Um regozijo que contrasta fortemente com a condição do oitavo homem sentado no banco, o Pantera Negra Bobby Seale (Yahya Abdul-Mateen II), que será um caso à parte, desde logo, porque o seu julgamento se viu anulado, mas antes disso foi alvo de uma sistemática atitude racista por parte do juiz. Na cena mais dolorosa do filme, ele chega a ser agredido, algemado e amordaçado dentro da própria instituição do tribunal, a mando dessa alta figura da justiça e perante os olhares impotentes.
Assim, embora grande parte da ação dramática se passe dentro das quatro paredes de uma sala de audiências, Os 7 de Chicago não se circunscreve apenas à dinâmica dos diálogos em que, de resto, Sorkin é mestre.
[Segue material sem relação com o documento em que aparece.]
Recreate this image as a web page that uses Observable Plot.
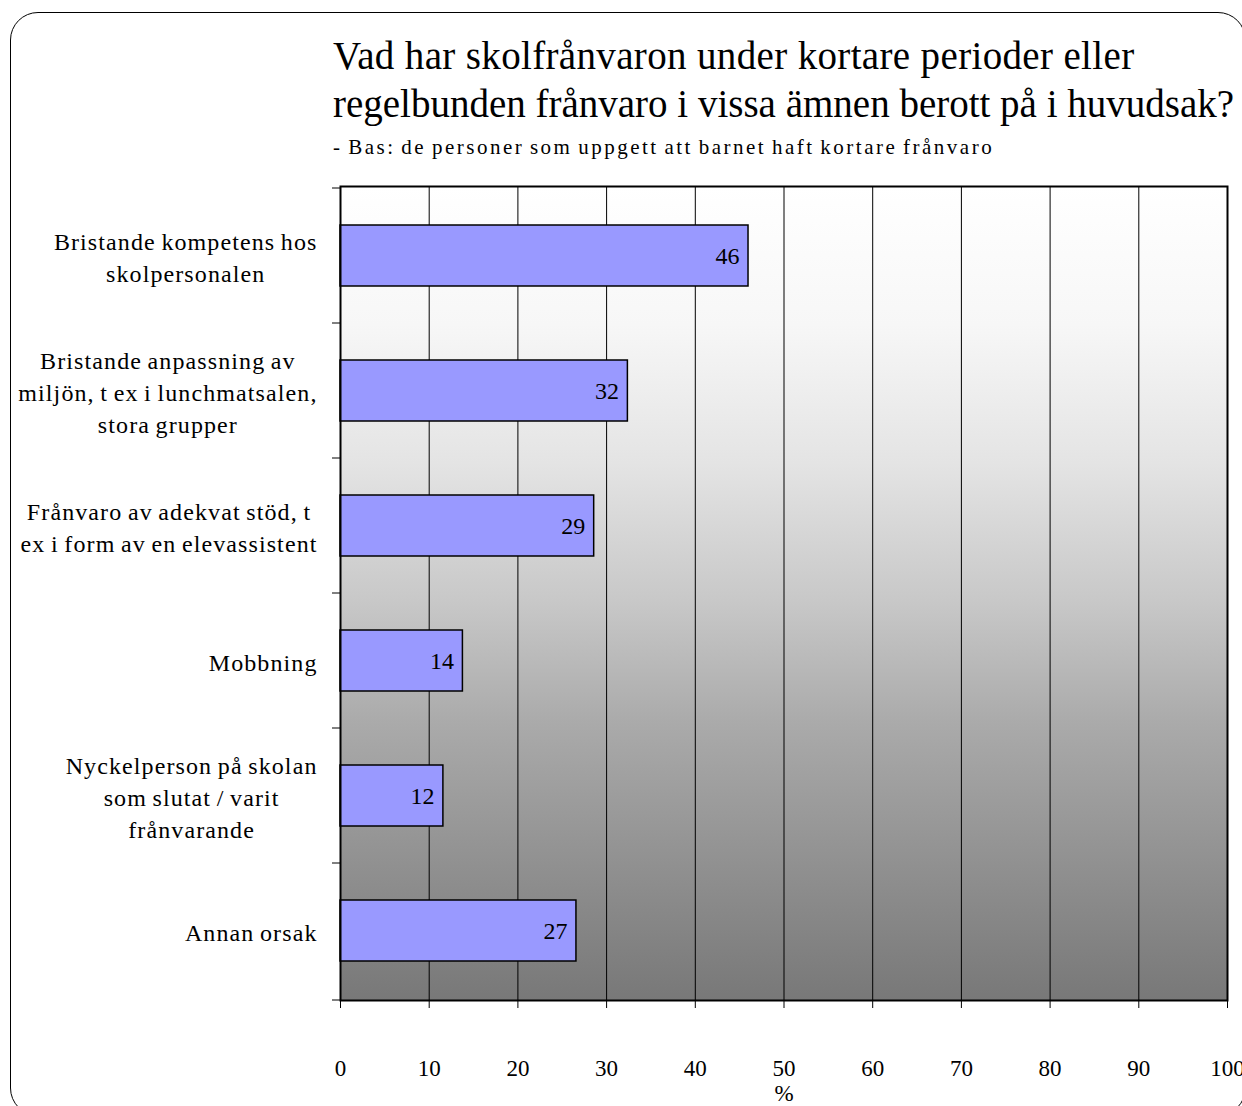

A palavra tem também aqui a função de gatilho para flashbacks que reconstituem o que realmente aconteceu à porta da Convenção Democrata de 1968, cruzando-se imagens ficcionais com outras documentais que expõem o vigor da atuação policial, entre gás lacrimogéneo e bastonadas, sobre os manifestantes. Tudo muito na ordem do dia.
Finalmente, apetece dizer que a maior cartada do filme é Mark Rylance, o ator que interpreta o advogado de defesa "sem tretas" - o oposto de um engomado Joseph Gordon-Levitt, do lado da acusação - fazendo sobressair aquela humanidade e grandeza discretas que tanto se apreciaram em A Ponte dos Espiões (2015), de Steven Spielberg. Aí, recorde-se, ele era o espião soviético (papel que lhe valeu o Óscar) defendido pelo advogado Tom Hanks em plena Guerra Fria; agora é o homem que ajuda os ilustres rebeldes a enfrentar uma justiça manipulada... E é uma maravilha vê-lo responder com a expressão e o ritmo certos a cada momento, seguindo a energia e fluidez da realização de Sorkin. Quanto aos cartuchos humorísticos, esses ficam ao cuidado de Baron Cohen, capaz de conciliar traços moderados da sua comédia natural com um raro registo dramático. São atores que põem o sangue a correr na escrita cinematográfica liberal de Aaron Sorkin.